Zbigniew Cybulski has been hailed as the Polish James Dean, and his finest role, so they say, is in Ashes and Diamonds.
Ashes and Diamonds is now out on a DVD from Facets. It is being released with Kanal, also directed by Andrzej Wajda. Together with A Generation (not yet released on DVD), these three films make up Wajda’s War Trilogy, which looks at Poland during World War II.
- Gallery with still photos and original movie posters
Ashes and Diamonds is set on the last day of the war. For Poland, that means the German occupation is over and the Russian Communist influence has not yet asserted itself. It is a country in transformation. The people have been uprooted by the war and the country has not yet decided which political direction it will follow. This anchorless society is the backdrop for our morally ambiguous story.
The movie opens on an assassination on a lonely road by a rural church. One of the gunmen is our protagonist Majek (Cybulski). He is working for the anti-communists, and his target is the local Party chairman.
Their job done, he and his partner Andrzej (Adam Pawlikowski) head in to town before leaving for their next assignment. Just as Andrzej is calling in his kill confirmation, Majek notices their target walking into the hotel, all in one piece.
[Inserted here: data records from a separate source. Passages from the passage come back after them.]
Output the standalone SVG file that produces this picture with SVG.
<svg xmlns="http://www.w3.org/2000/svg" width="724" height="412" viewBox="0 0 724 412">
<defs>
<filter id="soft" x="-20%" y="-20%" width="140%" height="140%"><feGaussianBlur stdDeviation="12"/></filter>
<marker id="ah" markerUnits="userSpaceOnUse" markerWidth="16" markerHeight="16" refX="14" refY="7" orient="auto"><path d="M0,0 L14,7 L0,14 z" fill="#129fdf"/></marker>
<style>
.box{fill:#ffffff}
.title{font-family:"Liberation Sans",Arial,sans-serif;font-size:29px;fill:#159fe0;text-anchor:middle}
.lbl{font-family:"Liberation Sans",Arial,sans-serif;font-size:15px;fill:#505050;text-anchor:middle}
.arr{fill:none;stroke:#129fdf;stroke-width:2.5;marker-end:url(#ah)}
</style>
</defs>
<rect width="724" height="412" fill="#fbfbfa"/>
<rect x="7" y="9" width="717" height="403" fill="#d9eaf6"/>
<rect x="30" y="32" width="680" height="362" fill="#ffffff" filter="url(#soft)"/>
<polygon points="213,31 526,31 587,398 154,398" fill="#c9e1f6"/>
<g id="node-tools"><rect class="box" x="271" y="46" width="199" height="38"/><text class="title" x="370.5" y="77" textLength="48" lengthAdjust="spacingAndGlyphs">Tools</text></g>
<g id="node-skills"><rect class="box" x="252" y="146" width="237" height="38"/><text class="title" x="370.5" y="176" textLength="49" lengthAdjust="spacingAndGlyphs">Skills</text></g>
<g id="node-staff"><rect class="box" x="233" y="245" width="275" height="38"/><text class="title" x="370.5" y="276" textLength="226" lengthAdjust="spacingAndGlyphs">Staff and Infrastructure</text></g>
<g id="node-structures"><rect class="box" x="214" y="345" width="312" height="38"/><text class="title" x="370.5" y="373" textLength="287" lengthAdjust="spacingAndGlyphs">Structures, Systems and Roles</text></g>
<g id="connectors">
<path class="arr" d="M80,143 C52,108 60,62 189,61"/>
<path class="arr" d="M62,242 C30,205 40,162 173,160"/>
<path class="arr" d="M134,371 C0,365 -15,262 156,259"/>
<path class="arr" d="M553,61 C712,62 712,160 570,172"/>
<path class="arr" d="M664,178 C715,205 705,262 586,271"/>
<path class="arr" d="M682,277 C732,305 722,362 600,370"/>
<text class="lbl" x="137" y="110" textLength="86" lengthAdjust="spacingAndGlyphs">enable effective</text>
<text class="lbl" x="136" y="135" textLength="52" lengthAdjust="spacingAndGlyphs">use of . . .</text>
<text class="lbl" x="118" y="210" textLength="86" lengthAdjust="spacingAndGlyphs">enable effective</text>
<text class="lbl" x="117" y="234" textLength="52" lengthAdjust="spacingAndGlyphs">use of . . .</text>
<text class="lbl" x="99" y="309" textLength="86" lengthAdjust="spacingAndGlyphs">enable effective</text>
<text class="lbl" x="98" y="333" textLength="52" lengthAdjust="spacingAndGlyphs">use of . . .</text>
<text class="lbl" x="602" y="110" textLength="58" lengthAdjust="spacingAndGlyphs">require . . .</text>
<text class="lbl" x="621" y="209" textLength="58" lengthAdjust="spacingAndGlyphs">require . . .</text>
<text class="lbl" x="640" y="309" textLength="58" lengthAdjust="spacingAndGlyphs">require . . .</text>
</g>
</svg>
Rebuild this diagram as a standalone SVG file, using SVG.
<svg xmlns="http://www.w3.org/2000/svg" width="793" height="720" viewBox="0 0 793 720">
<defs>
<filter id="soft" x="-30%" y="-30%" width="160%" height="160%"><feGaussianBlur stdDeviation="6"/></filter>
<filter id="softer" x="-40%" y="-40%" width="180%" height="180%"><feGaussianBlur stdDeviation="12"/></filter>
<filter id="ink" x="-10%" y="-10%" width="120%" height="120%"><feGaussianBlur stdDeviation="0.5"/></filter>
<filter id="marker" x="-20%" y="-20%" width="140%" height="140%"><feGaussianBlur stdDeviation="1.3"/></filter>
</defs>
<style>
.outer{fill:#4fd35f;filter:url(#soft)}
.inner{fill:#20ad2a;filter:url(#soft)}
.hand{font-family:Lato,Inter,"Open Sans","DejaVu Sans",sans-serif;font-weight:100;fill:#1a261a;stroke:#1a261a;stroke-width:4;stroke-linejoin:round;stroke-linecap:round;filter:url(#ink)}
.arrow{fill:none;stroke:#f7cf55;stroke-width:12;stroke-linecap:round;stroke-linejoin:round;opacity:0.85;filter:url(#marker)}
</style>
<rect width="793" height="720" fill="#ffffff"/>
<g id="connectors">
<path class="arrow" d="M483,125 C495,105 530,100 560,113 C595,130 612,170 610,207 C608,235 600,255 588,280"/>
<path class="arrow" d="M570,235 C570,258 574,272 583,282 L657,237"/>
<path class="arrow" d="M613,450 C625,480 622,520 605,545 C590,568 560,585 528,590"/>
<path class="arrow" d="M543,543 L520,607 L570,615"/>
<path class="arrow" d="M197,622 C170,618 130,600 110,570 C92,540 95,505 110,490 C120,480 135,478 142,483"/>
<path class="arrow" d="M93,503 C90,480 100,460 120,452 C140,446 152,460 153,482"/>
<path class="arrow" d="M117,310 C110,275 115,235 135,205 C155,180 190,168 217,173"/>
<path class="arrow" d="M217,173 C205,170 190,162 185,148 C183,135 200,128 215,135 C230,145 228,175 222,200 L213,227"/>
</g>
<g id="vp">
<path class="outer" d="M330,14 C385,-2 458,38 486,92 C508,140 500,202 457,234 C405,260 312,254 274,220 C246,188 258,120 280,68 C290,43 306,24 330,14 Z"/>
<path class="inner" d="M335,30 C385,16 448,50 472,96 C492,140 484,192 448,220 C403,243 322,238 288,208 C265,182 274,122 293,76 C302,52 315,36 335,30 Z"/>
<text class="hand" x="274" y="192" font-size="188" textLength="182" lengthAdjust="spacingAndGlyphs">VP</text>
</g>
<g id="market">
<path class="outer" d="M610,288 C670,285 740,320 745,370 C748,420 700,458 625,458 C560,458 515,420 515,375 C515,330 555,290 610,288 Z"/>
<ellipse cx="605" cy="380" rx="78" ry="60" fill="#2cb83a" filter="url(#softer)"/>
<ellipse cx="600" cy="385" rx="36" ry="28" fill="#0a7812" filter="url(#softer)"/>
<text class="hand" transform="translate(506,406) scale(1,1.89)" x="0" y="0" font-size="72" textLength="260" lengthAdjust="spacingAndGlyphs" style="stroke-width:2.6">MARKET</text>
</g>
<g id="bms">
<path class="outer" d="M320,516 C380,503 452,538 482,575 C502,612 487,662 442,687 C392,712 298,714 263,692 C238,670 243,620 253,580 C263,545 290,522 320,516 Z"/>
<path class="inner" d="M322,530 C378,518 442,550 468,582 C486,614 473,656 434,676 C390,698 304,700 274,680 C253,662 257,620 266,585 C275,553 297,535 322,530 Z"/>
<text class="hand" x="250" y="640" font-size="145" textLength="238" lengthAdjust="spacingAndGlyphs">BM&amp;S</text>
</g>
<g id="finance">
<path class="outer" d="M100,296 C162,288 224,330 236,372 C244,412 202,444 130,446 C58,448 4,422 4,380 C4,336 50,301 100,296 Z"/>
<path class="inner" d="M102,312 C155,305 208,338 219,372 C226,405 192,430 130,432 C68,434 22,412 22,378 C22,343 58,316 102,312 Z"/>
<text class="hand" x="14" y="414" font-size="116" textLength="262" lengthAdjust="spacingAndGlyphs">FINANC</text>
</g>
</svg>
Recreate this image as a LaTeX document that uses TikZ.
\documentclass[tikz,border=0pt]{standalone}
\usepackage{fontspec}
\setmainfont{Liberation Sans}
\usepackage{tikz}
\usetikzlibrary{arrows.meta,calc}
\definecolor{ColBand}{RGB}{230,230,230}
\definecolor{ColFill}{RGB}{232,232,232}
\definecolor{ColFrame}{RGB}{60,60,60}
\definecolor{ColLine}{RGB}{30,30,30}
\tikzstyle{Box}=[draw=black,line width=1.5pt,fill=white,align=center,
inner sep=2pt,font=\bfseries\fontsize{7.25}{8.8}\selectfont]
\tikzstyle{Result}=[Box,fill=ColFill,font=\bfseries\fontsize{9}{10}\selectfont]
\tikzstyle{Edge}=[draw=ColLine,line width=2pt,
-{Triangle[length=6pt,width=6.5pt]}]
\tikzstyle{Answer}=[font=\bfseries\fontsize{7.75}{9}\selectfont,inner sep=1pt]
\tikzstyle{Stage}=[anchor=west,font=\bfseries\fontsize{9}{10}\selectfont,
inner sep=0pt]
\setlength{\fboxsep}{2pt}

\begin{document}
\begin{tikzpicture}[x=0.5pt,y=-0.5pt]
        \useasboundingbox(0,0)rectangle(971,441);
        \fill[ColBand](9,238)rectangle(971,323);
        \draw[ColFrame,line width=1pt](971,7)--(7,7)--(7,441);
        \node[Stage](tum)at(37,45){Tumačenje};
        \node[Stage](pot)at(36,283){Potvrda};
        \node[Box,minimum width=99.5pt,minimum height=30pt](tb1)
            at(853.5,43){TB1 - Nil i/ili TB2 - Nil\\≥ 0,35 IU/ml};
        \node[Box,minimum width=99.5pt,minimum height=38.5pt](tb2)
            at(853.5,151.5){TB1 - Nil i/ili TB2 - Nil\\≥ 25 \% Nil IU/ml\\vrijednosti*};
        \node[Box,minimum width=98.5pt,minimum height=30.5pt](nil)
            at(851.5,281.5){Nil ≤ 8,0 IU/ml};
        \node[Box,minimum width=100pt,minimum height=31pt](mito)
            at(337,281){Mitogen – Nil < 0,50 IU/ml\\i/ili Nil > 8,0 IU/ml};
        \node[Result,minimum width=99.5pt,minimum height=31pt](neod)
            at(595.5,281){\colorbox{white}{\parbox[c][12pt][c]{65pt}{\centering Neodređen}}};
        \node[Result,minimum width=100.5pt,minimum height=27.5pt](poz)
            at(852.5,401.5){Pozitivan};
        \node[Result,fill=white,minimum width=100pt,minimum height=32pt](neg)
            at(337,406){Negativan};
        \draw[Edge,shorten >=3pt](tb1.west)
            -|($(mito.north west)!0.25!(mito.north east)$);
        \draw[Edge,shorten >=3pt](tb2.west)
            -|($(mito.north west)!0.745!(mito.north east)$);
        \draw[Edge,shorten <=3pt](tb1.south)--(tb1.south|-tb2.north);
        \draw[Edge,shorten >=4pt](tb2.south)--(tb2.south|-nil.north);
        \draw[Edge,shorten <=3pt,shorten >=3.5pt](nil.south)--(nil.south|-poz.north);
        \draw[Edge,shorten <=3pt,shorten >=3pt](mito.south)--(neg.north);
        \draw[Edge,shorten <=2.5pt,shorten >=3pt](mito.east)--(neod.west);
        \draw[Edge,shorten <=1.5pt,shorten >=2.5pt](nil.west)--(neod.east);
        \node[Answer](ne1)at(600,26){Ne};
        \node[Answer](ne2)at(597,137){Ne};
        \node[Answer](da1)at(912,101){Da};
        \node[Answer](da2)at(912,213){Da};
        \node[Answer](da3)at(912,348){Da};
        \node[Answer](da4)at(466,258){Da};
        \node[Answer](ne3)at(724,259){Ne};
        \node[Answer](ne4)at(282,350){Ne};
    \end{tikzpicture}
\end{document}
They must have killed the wrong man.
Now Majek has to decide whether to abort the mission or to try again to assassinate the chairman, in town for a well-attended party. Complicating matters further is the bartender Christine (Eva Krzyzewski), for whom Majek thinks he might change careers.
Third Time’s a Charm
Hailed as a masterpiece by others, Ashes and Diamonds failed to capture my imagination. I had seen the film on Turner Classic Movies not long before and I honestly didn’t remember much about it. I figured a masterpiece deserved a second chance, so I watched the movie again on DVD. Even a partial third viewing has failed to pique my interest.
For one thing, the story is hard to follow. Whether that’s a problem with the subtitle translation or with the movie itself, or with my own mental wiring, I don’t know. Two similar-looking men and similar-sounding names had me hitting the pause button to straighten things out with my wife, who apparently pays better attention than I do.
I was always able to follow the immediate action, but I had a hard time trying to keep straight the Communists, anti-communists, double-dealers, mercenaries, and red herrings. No doubt, this confusion is partly intentional on Wajda’s part. Poland was in transition, and from that chaotic center it’s hard to assess the big picture. The changing emotions and loyalties of our hero reflect that uncertainty.
Most of the positive reviews have praised Ashes and Diamonds as a landmark movie that defined a generation of Poles. And while that may be the case, as an American, removed from that defining moment by two generations and half a world, that reason alone doesn’t seem enough to make me appreciate the film.
I hate to sound like a lowbrow clod, but the cinematic mastery of Ashes and Diamonds eluded me.
The Facets DVD includes a gallery with still photos and original movie posters.
Picture and Sound
A quick watch of the movie is satisfactory. The picture could have been cleaned better, but the tonal range seems right, and the sound is, overall, fine.
Look closer, however, and the frayed edges of Facets’ DVD production become visible.
There are some scenes where the subtitles are badly timed. For example, the quick banter back-and-forth between the bartender and Majek moves faster than the subtitles do, so we’re still reading the conversation after it’s already finished. There were also a few typos in the subtitles — a flaw that is easily overlooked, but indicative of a certain sloppiness.
In a few places stereo effects are introduced into what must have been a mono mix. In one case, the phone rings on the left speaker but switches back to the center before the last bell has finished ringing. In another, an off-screen voice comes from the left speaker, but only when no other sounds are on the soundtrack. While a stereo mix might have helped the movie in 1958, a halfhearted attempt at basic stereo sweetening is misguided.
Others have praised Ashes and Diamonds as a masterpiece of Polish cinema. No expert on Polish cinema, I hesitate to disagree. However as a movie lover, I don’t see much about Ashes and Diamonds that is remarkable. Perhaps yet another viewing would give me an epiphany, but I’m more inclined to move on and see what else is out there.